• _Prompt_
Go through the listing below and gather every line with the word "this".

• _Input rows_
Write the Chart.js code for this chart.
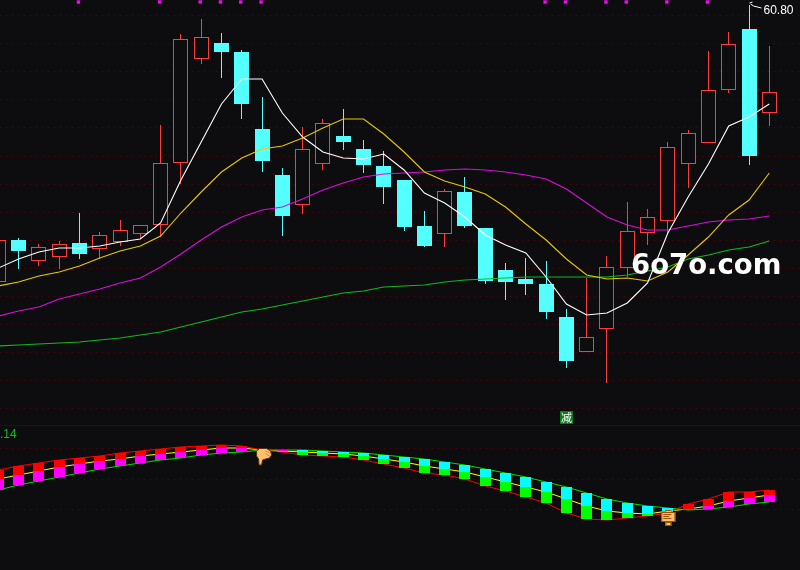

* * *

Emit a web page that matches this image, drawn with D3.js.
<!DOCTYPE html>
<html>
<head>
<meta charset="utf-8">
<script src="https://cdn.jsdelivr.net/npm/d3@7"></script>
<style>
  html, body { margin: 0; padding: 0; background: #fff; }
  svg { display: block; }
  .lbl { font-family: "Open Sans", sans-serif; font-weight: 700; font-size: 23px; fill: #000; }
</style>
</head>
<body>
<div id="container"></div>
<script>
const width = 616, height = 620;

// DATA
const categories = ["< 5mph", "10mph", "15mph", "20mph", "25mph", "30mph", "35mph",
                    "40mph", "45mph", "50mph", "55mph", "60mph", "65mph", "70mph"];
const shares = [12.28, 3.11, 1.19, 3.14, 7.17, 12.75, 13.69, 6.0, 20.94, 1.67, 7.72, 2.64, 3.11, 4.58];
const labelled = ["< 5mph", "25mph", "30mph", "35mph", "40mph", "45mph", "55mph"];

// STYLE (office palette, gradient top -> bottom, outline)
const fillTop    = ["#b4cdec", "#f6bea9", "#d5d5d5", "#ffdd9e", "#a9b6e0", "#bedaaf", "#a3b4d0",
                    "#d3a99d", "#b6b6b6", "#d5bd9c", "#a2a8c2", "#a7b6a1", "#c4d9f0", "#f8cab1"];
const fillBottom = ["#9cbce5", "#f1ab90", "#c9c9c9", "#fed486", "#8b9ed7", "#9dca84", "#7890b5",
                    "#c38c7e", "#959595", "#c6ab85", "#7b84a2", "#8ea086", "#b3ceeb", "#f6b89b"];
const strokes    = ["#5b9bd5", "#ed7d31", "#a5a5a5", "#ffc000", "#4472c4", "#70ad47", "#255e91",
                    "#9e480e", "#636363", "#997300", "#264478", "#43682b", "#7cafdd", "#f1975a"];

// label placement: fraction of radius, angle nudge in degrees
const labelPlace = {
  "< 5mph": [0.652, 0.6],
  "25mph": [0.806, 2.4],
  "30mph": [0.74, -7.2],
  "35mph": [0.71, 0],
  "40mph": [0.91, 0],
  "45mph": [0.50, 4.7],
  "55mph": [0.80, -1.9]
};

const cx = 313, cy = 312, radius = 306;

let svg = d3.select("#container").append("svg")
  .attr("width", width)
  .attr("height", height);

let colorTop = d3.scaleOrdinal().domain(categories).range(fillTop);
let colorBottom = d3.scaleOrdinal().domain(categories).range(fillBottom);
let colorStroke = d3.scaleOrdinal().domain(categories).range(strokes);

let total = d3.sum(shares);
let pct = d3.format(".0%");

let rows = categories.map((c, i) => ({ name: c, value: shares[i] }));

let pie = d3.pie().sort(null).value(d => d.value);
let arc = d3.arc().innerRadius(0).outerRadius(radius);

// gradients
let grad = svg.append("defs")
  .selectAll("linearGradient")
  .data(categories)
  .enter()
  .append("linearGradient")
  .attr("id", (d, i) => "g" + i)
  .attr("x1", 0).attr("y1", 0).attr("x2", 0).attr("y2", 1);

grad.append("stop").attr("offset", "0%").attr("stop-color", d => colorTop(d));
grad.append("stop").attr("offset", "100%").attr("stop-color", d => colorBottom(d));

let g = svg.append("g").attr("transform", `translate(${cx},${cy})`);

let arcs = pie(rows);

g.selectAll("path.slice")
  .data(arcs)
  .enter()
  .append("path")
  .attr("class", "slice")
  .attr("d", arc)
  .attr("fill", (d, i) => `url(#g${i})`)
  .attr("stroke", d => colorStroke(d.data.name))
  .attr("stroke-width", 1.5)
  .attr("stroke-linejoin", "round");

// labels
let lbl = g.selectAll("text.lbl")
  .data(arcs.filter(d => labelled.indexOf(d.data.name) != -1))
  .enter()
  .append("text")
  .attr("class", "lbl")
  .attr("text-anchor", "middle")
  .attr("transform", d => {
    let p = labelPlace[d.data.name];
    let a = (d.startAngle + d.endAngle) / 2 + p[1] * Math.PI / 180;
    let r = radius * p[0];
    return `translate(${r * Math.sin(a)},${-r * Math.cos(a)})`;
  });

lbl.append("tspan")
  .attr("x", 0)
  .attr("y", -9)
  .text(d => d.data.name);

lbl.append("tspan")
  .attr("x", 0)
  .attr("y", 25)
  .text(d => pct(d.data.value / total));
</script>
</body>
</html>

• _Task result_
Write the Chart.js code for this chart.
Emit a web page that matches this image, drawn with D3.js.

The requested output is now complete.